M(53), W(54),D(19) M-23, T-25 Bomb Drop - Dec.23, 2017 Ring and Piecing since March 2018
ballast- We all miss our spouses. We all have bad days. We all will make errors. It is up to us on how we handle these setbacks. On your bad days be mindful of your emotions. Practice self care -be kind to yourself but try not to dwell on the negatives. Try to bounce back by staying busy doing things you LOVE. This is probably the hardest thing we will go thru. Blessings on your journey!

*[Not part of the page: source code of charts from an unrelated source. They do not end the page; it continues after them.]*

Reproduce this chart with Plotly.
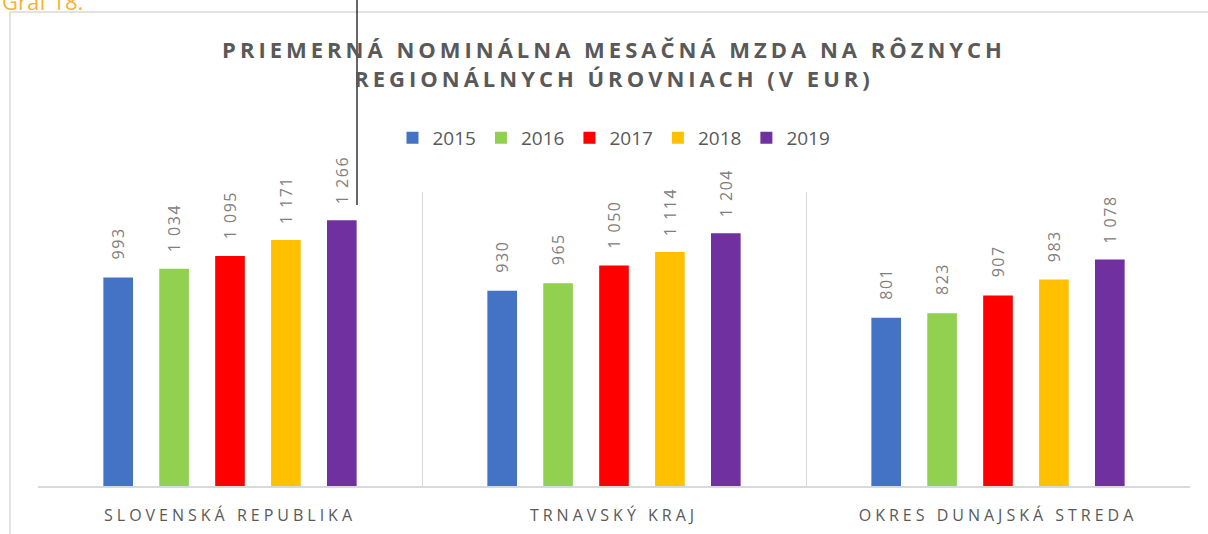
import plotly.graph_objects as go

categories = ["SLOVENSKÁ REPUBLIKA", "TRNAVSKÝ KRAJ", "OKRES DUNAJSKÁ STREDA"]
years = ["2015", "2016", "2017", "2018", "2019"]
values = {
    "2015": [993, 930, 801],
    "2016": [1034, 965, 823],
    "2017": [1095, 1050, 907],
    "2018": [1171, 1114, 983],
    "2019": [1266, 1204, 1078],
}
colors = ["#4472C4", "#92D050", "#FF0000", "#FFC000", "#7030A0"]

W, H = 1208, 534
ML, MR, MT, MB = 38, 18, 192, 48
PW = W - ML - MR
PH = H - MT - MB
BARGAP = 0.272
BARGROUPGAP = 0.47


def px_x(p):
    return (p - ML) / PW


def px_y(p):
    return (H - MB - p) / PH


def fmt(v):
    return f"{v:,}".replace(",", " ")


fig = go.Figure()
for yr, col in zip(years, colors):
    fig.add_trace(go.Bar(
        name=yr, x=categories, y=values[yr],
        marker=dict(color=col, line=dict(width=0)),
        hoverinfo="skip",
    ))

slot = (1 - BARGAP) / len(years)
annotations = []
for j, yr in enumerate(years):
    for i, v in enumerate(values[yr]):
        annotations.append(dict(
            x=i + (j - (len(years) - 1) / 2) * slot, y=v, xref="x", yref="y",
            text=fmt(v), showarrow=False, textangle=-90,
            xanchor="center", yanchor="bottom", yshift=18,
            font=dict(family="Open Sans", size=16, color="#808080"),
        ))

annotations.append(dict(
    x=px_x(0), y=px_y(1.5), xref="paper", yref="paper",
    text="Graf 18.", showarrow=False, xanchor="left", yanchor="middle",
    font=dict(family="Open Sans", size=22, color="#F9B233"),
))

fig.update_layout(
    width=W, height=H,
    margin=dict(l=ML, r=MR, t=MT, b=MB, autoexpand=False),
    paper_bgcolor="white", plot_bgcolor="white",
    barmode="group", bargap=BARGAP, bargroupgap=BARGROUPGAP,
    title=dict(
        text="PRIEMERNÁ NOMINÁLNA MESAČNÁ MZDA NA RÔZNYCH<br>REGIONÁLNYCH ÚROVNIACH (V EUR)",
        x=0.5, xanchor="center", xref="paper",
        y=1 - 58 / H, yanchor="top", yref="container",
        font=dict(family="Open Sans", size=22, color="#595959", weight="bold"),
    ),
    legend=dict(
        orientation="h", x=0.5, xanchor="center", y=px_y(138), yanchor="middle",
        font=dict(family="Open Sans", size=19, color="#595959"),
        itemwidth=30, traceorder="normal",
    ),
    xaxis=dict(
        type="category", tickson="boundaries", showgrid=True,
        gridcolor="#D9D9D9", gridwidth=1,
        showline=True, linecolor="#D9D9D9", linewidth=1.5,
        ticks="", ticklabelstandoff=14, automargin=False,
        tickfont=dict(family="Open Sans", size=16, color="#595959"),
        range=[-0.5, 2.5], fixedrange=True,
    ),
    yaxis=dict(range=[0, 1400], visible=False, fixedrange=True, automargin=False),
    annotations=annotations,
    shapes=[
        dict(type="rect", xref="paper", yref="paper",
             x0=px_x(10), x1=px_x(W + 20), y0=px_y(H + 20), y1=px_y(12),
             line=dict(color="#D9D9D9", width=1.5), layer="below"),
        dict(type="line", xref="paper", yref="paper",
             x0=px_x(357), x1=px_x(357), y0=px_y(205), y1=px_y(-2),
             line=dict(color="#000000", width=1.2)),
    ],
)

post = """
document.body.style.margin='0';
document.body.style.overflow='hidden';
var gd = document.getElementById('{plot_id}');
function sp(){
  gd.querySelectorAll('.gtitle').forEach(function(e){e.style.letterSpacing='4px';});
  gd.querySelectorAll('.xtick text').forEach(function(e){e.style.letterSpacing='4px';});
  gd.querySelectorAll('.annotation-text').forEach(function(e){
    if (e.textContent.indexOf('Graf') < 0) e.style.letterSpacing='1.5px';
  });
}
sp();
gd.on('plotly_afterplot', sp);
"""

fig.write_html("out.html", post_script=post, config={"displayModeBar": False})
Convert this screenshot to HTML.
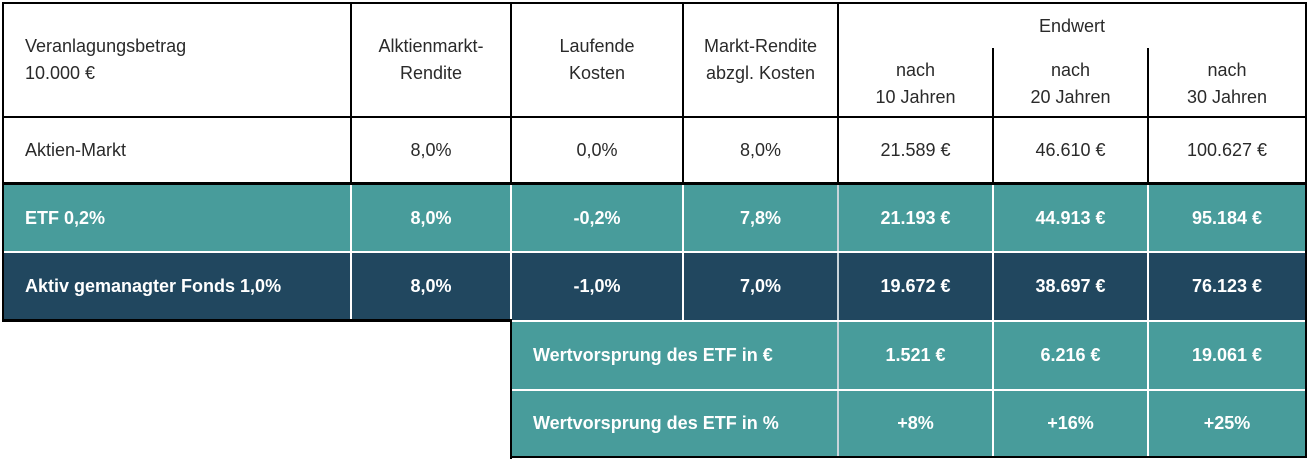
<!DOCTYPE html>
<html><head><meta charset="utf-8"><style>
body{margin:0;width:1308px;height:464px;background:#fff;position:relative;overflow:hidden;font-family:"Liberation Sans",sans-serif;}
.c{position:absolute;display:flex;align-items:center;justify-content:center;text-align:center;box-sizing:border-box;font-size:18px;line-height:27px;color:#2a2a2a;}
.l{justify-content:flex-start;padding-left:22px;text-align:left}
.t{background:#489c9b;color:#fff;font-weight:bold;}
.n{background:#21475f;color:#fff;font-weight:bold;}
.ln{position:absolute;background:#000}
.w{position:absolute;background:#fff}
</style></head><body>
<!-- header -->
<div class="c l" style="left:3px;top:3px;width:348px;height:114px">Veranlagungsbetrag<br>10.000 €</div>
<div class="c" style="left:351px;top:3px;width:160px;height:114px">Alktienmarkt-<br>Rendite</div>
<div class="c" style="left:511px;top:3px;width:172px;height:114px">Laufende<br>Kosten</div>
<div class="c" style="left:683px;top:3px;width:155px;height:114px">Markt-Rendite<br>abzgl. Kosten</div>
<div class="c" style="left:838px;top:10px;width:468px;height:32px">Endwert</div>
<div class="c" style="left:838px;top:50px;width:155px;height:67px">nach<br>10 Jahren</div>
<div class="c" style="left:993px;top:50px;width:155px;height:67px">nach<br>20 Jahren</div>
<div class="c" style="left:1148px;top:50px;width:158px;height:67px">nach<br>30 Jahren</div>
<!-- row market -->
<div class="c l" style="left:3px;top:117px;width:348px;height:66px">Aktien-Markt</div>
<div class="c" style="left:351px;top:117px;width:160px;height:66px">8,0%</div>
<div class="c" style="left:511px;top:117px;width:172px;height:66px">0,0%</div>
<div class="c" style="left:683px;top:117px;width:155px;height:66px">8,0%</div>
<div class="c" style="left:838px;top:117px;width:155px;height:66px">21.589 €</div>
<div class="c" style="left:993px;top:117px;width:155px;height:66px">46.610 €</div>
<div class="c" style="left:1148px;top:117px;width:158px;height:66px">100.627 €</div>
<!-- ETF row -->
<div class="c l t" style="left:3px;top:185px;width:348px;height:67px">ETF 0,2%</div>
<div class="c t" style="left:351px;top:185px;width:160px;height:67px">8,0%</div>
<div class="c t" style="left:511px;top:185px;width:172px;height:67px">-0,2%</div>
<div class="c t" style="left:683px;top:185px;width:155px;height:67px">7,8%</div>
<div class="c t" style="left:838px;top:185px;width:155px;height:67px">21.193 €</div>
<div class="c t" style="left:993px;top:185px;width:155px;height:67px">44.913 €</div>
<div class="c t" style="left:1148px;top:185px;width:158px;height:67px">95.184 €</div>
<!-- Active row -->
<div class="c l n" style="left:3px;top:252px;width:348px;height:68px">Aktiv gemanagter Fonds 1,0%</div>
<div class="c n" style="left:351px;top:252px;width:160px;height:68px">8,0%</div>
<div class="c n" style="left:511px;top:252px;width:172px;height:68px">-1,0%</div>
<div class="c n" style="left:683px;top:252px;width:155px;height:68px">7,0%</div>
<div class="c n" style="left:838px;top:252px;width:155px;height:68px">19.672 €</div>
<div class="c n" style="left:993px;top:252px;width:155px;height:68px">38.697 €</div>
<div class="c n" style="left:1148px;top:252px;width:158px;height:68px">76.123 €</div>
<!-- advantage rows -->
<div class="c t" style="left:511px;top:320px;width:327px;height:70px;justify-content:flex-start;padding-left:22px">Wertvorsprung des ETF in €</div>
<div class="c t" style="left:838px;top:320px;width:155px;height:70px">1.521 €</div>
<div class="c t" style="left:993px;top:320px;width:155px;height:70px">6.216 €</div>
<div class="c t" style="left:1148px;top:320px;width:158px;height:70px">19.061 €</div>
<div class="c t" style="left:511px;top:390px;width:327px;height:67px;justify-content:flex-start;padding-left:22px">Wertvorsprung des ETF in %</div>
<div class="c t" style="left:838px;top:390px;width:155px;height:67px">+8%</div>
<div class="c t" style="left:993px;top:390px;width:155px;height:67px">+16%</div>
<div class="c t" style="left:1148px;top:390px;width:158px;height:67px">+25%</div>
<!-- white separators in coloured area -->
<div class="w" style="left:350px;top:185px;width:2px;height:135px"></div>
<div class="w" style="left:510px;top:185px;width:2px;height:135px"></div>
<div class="w" style="left:682px;top:185px;width:2px;height:135px"></div>
<div class="w" style="left:837px;top:185px;width:2px;height:272px;background:#c8d4da"></div>
<div class="w" style="left:992px;top:185px;width:2px;height:272px"></div>
<div class="w" style="left:1147px;top:185px;width:2px;height:272px"></div>
<div class="w" style="left:3px;top:251px;width:1303px;height:2px"></div>
<div class="w" style="left:511px;top:320px;width:795px;height:2px"></div>
<div class="w" style="left:511px;top:389px;width:795px;height:2px"></div>
<!-- black lines -->
<div class="ln" style="left:2px;top:2px;width:1305px;height:2px"></div>
<div class="ln" style="left:2px;top:116px;width:1305px;height:2px"></div>
<div class="ln" style="left:2px;top:182px;width:1305px;height:3px"></div>
<div class="ln" style="left:2px;top:2px;width:2px;height:319px"></div>
<div class="ln" style="left:1305px;top:2px;width:2px;height:183px"></div>
<div class="ln" style="left:350px;top:2px;width:2px;height:181px"></div>
<div class="ln" style="left:510px;top:2px;width:2px;height:181px"></div>
<div class="ln" style="left:682px;top:2px;width:2px;height:181px"></div>
<div class="ln" style="left:837px;top:2px;width:2px;height:181px"></div>
<div class="ln" style="left:992px;top:48px;width:2px;height:135px"></div>
<div class="ln" style="left:1147px;top:48px;width:2px;height:135px"></div>
<div class="ln" style="left:2px;top:319px;width:510px;height:3px"></div>
<div class="ln" style="left:510px;top:319px;width:2px;height:140px"></div>
<div class="ln" style="left:510px;top:456px;width:797px;height:2px"></div>
<div class="ln" style="left:1305px;top:185px;width:2px;height:273px"></div>
</body></html>
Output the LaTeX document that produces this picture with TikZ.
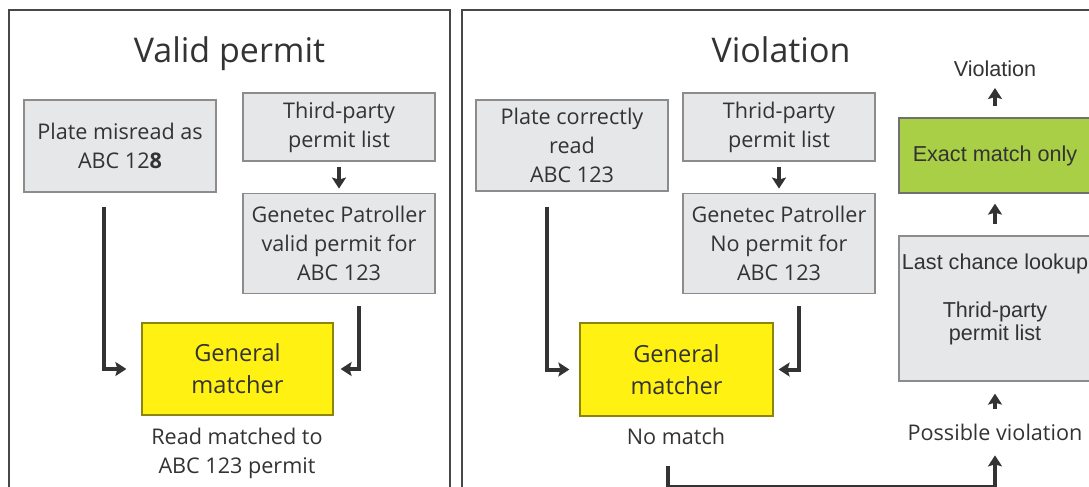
\documentclass[tikz,border=0pt]{standalone}
\usepackage{fontspec}
\setmainfont{Open Sans}
\newfontfamily\arialfont{Liberation Sans}
\usepackage{xcolor}
\usetikzlibrary{arrows.meta,positioning,calc}

\definecolor{inkgray}{HTML}{333333}
\definecolor{boxgray}{HTML}{E6E7E8}
\definecolor{boxline}{HTML}{8C8C8C}
\definecolor{matchyellow}{HTML}{FFF212}
\definecolor{exactgreen}{HTML}{A9CF46}

\tikzset{
  panel/.style={draw=inkgray!90,line width=1pt},
  title/.style={text=inkgray,anchor=base,font=\fontsize{17}{20}\selectfont},
  infobox/.style={draw=boxline,fill=boxgray,line width=0.6pt,text=inkgray,
    minimum width=96pt,align=center,inner sep=0pt,
    font=\fontsize{10.8}{14.5}\selectfont},
  matchbox/.style={infobox,fill=matchyellow,draw=black!45!matchyellow,
    font=\fontsize{11.8}{16}\selectfont},
  label/.style={text=inkgray,align=center,font=\fontsize{10.8}{14.5}\selectfont},
  flow/.style={draw=inkgray,line width=2pt,
    -{Stealth[length=5.5pt,width=7pt,inset=1pt]}},
}

\begin{document}
\begin{tikzpicture}[x=0.5pt,y=-0.5pt]
  \clip (0,0) rectangle (1089,487);
  \fill[white] (0,0) rectangle (1089,487);

  % valid permit
  \draw[panel] (9,10) rectangle (450,500);
  \node[title] (titleL) at (229.5,62) {Valid permit};

  \node[infobox,minimum height=46pt] (plateL) at (120,146)
    {Plate misread as\\ABC 12\textbf{8}};
  \node[infobox,minimum height=34pt] (listL) at (339,127)
    {Third-party\\permit list};
  \node[infobox,minimum height=50pt,below=15.5pt of listL] (patrolL)
    {Genetec Patroller\\valid permit for\\ABC 123};
  \node[matchbox,minimum width=95.5pt,minimum height=46pt] (genL) at (237.5,369)
    {General\\matcher};
  \node[label] (readL) at (237,453) {Read matched to\\ABC 123 permit};

  \draw[flow,shorten <=2.5pt,shorten >=2pt] (listL) -- (patrolL);
  \draw[flow,shorten >=7.5pt] ($(plateL.south)+(-16,14)$) |- (genL.west);
  \draw[flow,shorten >=3.5pt] ($(patrolL.south)+(20,12)$) |- (genL.east);

  % violation
  \draw[panel] (462,10) rectangle (1100,500);
  \node[title] (titleR) at (781,62) {Violation};

  \node[infobox,minimum height=45.5pt] (plateR) at (572,145.5)
    {Plate correctly\\read\\ABC 123};
  \node[infobox,minimum height=34pt] (listR) at (779,127)
    {Thrid-party\\permit list};
  \node[infobox,minimum height=50pt,below=15.5pt of listR] (patrolR)
    {Genetec Patroller\\No permit for\\ABC 123};
  \node[matchbox,minimum width=96.5pt,minimum height=46.5pt] (genR) at (676.5,369.5)
    {General\\matcher};
  \node[label] (nomatch) at (676,436) {No match};

  \draw[flow,shorten <=2.5pt,shorten >=2pt] (listR) -- (patrolR);
  \draw[flow,shorten >=5pt] ($(plateR.south)+(-25,15)$) |- (genR.west);
  \draw[flow,shorten >=2.5pt] ($(patrolR.south)+(20,12)$) |- (genR.east);

  % last chance column
  \node[label,font=\arialfont\fontsize{10.8}{13}\selectfont] (violation) at (995,69) {Violation};
  \node[infobox,fill=exactgreen,draw=inkgray!70,minimum height=37.5pt,
    font=\arialfont\fontsize{10.8}{13}\selectfont] (exact) at (995,155.5) {Exact match only};
  \node[infobox,minimum height=72.5pt,
    font=\arialfont\fontsize{10.8}{11.5}\selectfont] (lookup) at (995,308.5)
    {Last chance lookup\\[12.5pt]Thrid-party\\permit list\\\mbox{}};
  \node[label] (possible) at (995,432) {Possible violation};

  \draw[flow,shorten <=5.5pt,shorten >=2pt] (exact) -- (violation);
  \draw[flow,shorten <=5.5pt,shorten >=5pt] (lookup) -- (exact);
  \draw[flow,shorten <=4pt,shorten >=6pt] (possible) -- (lookup);
  \draw[flow,shorten >=4pt] ($(nomatch.south)+(-8,15)$) |- ++(327,21) -- (possible.south);
\end{tikzpicture}
\end{document}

M51 w50 T-20Yrs M-16Yrs S15- mad at W for not trying and giving up 1 Awesum dog BD 10/31/17 separate rooms 02/08/18 wife moved out 05/17/18
Wlf apologies as I can see that being selfish as I know we all do. Had a great day actually, no errors. We were to have started on a vacation yesterday to our special place that we both love so much and both were excited to go back to. Simply was living through the pain late last night and needed a virtual pillow to safely exhale my thoughts into.
Fighting depression...had a GREAT weekend with D, always terribly sad though to "give her back"...children should have both parents everyday...I know I'm completely unrealistic in saying that...just speaking what we all desire to be true.
Actually had some polite exchanges with W regarding D and some household stuff, she seemed wanting to speak even if purely non-R. I replied politely throughout.
4+ months now...hope of any kind is horribly hard to believe in...I guess others have gone longer...I know "the gift of time"...just journaling through present feelngs...
Ballast, sounds like you are doing fine, there is certainly nothing fun about going through this and sometimes just putting one foot in front of the other is all we can think about. Very tough not having D all the time but it gets better, I promise. You'll learn to make the most of the time you do have together, and to fill the time you don't have her with personal activities.
Regarding the convo with W, if she wants to keep talking then it's OK to chat and listen. Just avoid any R talk. Friendly neighbor!